Tracing the uses of the risk compensation argument reveals a deep connection between the anti-regulatory rhetoric of conservatives and the moral tsk-tsking of prominent voices in the medical establishment over time, from the CDC to the surgeon general. Both arguments rely on a simplistic notion of personal responsibility. For some conservatives, if the social goal is to have fewer traffic fatalities, then we should simply educate people to regulate their own driving. For some in the medical community, if the social goal is a healthier population, then we should just educate people to make better choices. It’s easy to see the appeal of this position for the medical establishment: It shifts the onus of health from practitioners to patients.

We’re seeing the same cultural dynamics play out during the COVID-19 pandemic—even as the people making the arguments are different, and are making them for different reasons. Yes, the infamous hesitation of the CDC and WHO to recommend masks at the outbreak of the pandemic had many causes (including discounting aerosol scientists’ work suggesting that SARS-CoV-2 was transmitted through the air, and protecting the supply chain for health care workers). But a key cause is very simple: The authorities didn’t trust the public. They didn’t trust the public not to use masks as an excuse to leave their house willy-nilly; they didn’t trust the public not to use masks to ditch other protective measures such as hand-washing or physical distancing. In a confusing and fast-moving environment filled with new information, it was all too easy to lean on this flawed model of human psychology. But it probably cost lives as mask recommendations were delayed for precious weeks in the spring of 2020. When empiricism did weigh in, it became clear that masks reduced symptomatic infections.

The question—for driver safety, sexual activity, or public health—isn’t whether some individuals change their behavior in response to perceived risk. It’s whether, at the population level, an intervention makes the world a safer and better place. With masks, the answer is clear: Masks reduce spread of the coronavirus. Interestingly, some of those initial fears did bear out a little bit: One study suggests that on balance mask wearers may stand slightly closer to othersthan they would barefaced, and another showed that they spend a little more time out of the house. But when it comes to the big picture, these behavioral tweaks don’t matter. We know thatoverall, wearing a mask makes you far less likely to spread infection. For policy decisions, we don’t need to understand the subtleties of individual human psychology. We just need to know if the intervention helps all of us lead safer, better lives.

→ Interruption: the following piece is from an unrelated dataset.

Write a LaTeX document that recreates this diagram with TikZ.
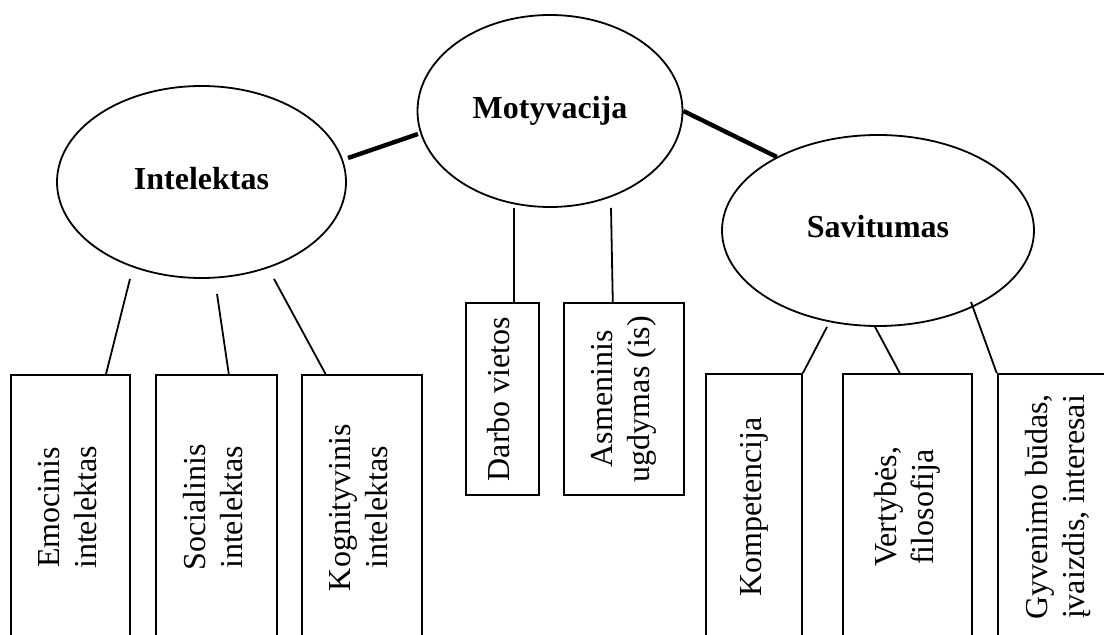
\documentclass[tikz,border=0pt]{standalone}
\usepackage{fontspec}
\setmainfont{Liberation Serif}
\usepackage{graphicx}
\usetikzlibrary{positioning}
\usetikzlibrary{calc, shapes.geometric}
\newcommand{\vtext}[1]{\rotatebox{90}{\begin{tabular}{@{}c@{}}#1\end{tabular}}}

\begin{document}
\begin{tikzpicture}[x=0.5pt, y=-0.5pt,
   every node/.style = {font=\fontsize{16}{18.5}\selectfont},
            oval/.style = {ellipse, draw, line width=0.9pt, inner sep=0pt,
                           font=\fontsize{16}{18.5}\selectfont\bfseries,
                           text height=11pt, text depth=3.5pt},
             box/.style = {rectangle, draw, line width=0.9pt, inner sep=0pt},
            link/.style = {line width=0.9pt},
            bond/.style = {line width=2.2pt}]
  \useasboundingbox (0,0) rectangle (1104,635);
  \clip (0,0) rectangle (1104,635);
  \node[oval, minimum width=132.5pt, minimum height=96pt] (motiv) at (550,111) {Motyvacija};
  \node[oval, minimum width=144.5pt, minimum height=96pt] (intel) at (201.5,182) {Intelektas};
  \node[oval, minimum width=156pt, minimum height=95.5pt] (savit) at (878,230.5) {Savitumas};
  % intelektas
  \node[box, minimum width=59.5pt, minimum height=132.5pt] (emo) at (70.5,507.5) {\vtext{Emocinis\\intelektas}};
  \node[box, minimum width=60.5pt, minimum height=132.5pt, right=12pt of emo] (soc) {\vtext{Socialinis\\intelektas}};
  \node[box, minimum width=60pt, minimum height=132.5pt, right=11.5pt of soc] (kog) {\vtext{Kognityvinis\\intelektas}};
  % motyvacija
  \node[box, minimum width=36.5pt, minimum height=96pt] (darbo) at (502.5,399) {\vtext{Darbo vietos}};
  \node[box, minimum width=60pt, minimum height=96pt, right=11.5pt of darbo] (asm) {\vtext{Asmeninis\\ugdymas (is)}};
  % savitumas
  \node[box, minimum width=48pt, minimum height=133pt] (komp) at (754,507) {\vtext{Kompetencija}};
  \node[box, minimum width=64.5pt, minimum height=133pt, right=19.5pt of komp] (vert) {\vtext{Vertybės,\\filosofija}};
  \node[box, minimum width=61pt, minimum height=133pt, right=12pt of vert] (gyv) {\vtext{Gyvenimo būdas,\\įvaizdis, interesai}};

  \draw[bond] ($(intel.center)+(146.5,-24)$) -- ($(motiv.center)+(-132,23)$);
  \draw[bond] (motiv.east) -- (savit.144);
  \draw[link] ($(intel.south)+(-71.5,0)$) -- ($(emo.north)+(35.5,0)$);
  \draw[link] ($(intel.south)+(15.5,15)$) -- ($(soc.north)+(12.5,0)$);
  \draw[link] ($(intel.south)+(72.5,0)$) -- ($(kog.north)+(-36,0)$);
  \draw[link] ($(motiv.south)+(-36,0)$) -- ($(darbo.north)+(11.5,0)$);
  \draw[link] ($(motiv.south)+(61,0)$) -- ($(asm.north)+(-11,0)$);
  \draw[link] ($(savit.south)+(-51,0)$) -- (komp.north east);
  \draw[link] ($(savit.south)+(-3,0)$) -- ($(vert.north)+(-7.5,0)$);
  \draw[link] ($(savit.center)+(93,71.5)$) -- (gyv.north west);
\end{tikzpicture}
\end{document}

When it comes to rapid tests, experts fearful of risk compensation may be missing this bigger point. Sure, the tests may encourage riskier behavior when it comes to COVID. Sure, people may use the tests incorrectly sometimes. And it’s true that a false negative on a rapid test just before a wedding or before school could result in spread that wouldn’t have happened if everyone had just stayed home. It is well worth considering how to reduce those instances, by educating the public on how to use the swabs and making it easy for us all to access high-quality test kits. But it is too much to ask that the tests eliminate risk. Life is not just about staying safe by avoiding everything. It’s about balancing COVID riskwith the very real downsides of staying inside all day. People need to work, to socialize, and kids need to go to school. In a sense, the point of these measures is to allow for a small amount of risk compensation. Masks, vaccines, and rapid tests let two things to be true at once: Individuals can take more risks to do what they like, and society stays safer.

If you think of certain public health tools as ways to enable risk-taking, it becomes clear that the language of risk compensation—particularly without evidence to back up the fears—isn’t helpful, and may even generate mistrust. For months, public health authorities have implored politicians and the public alike to “follow the science.” When it comes to risk compensation, these experts would do well to heed their own advice.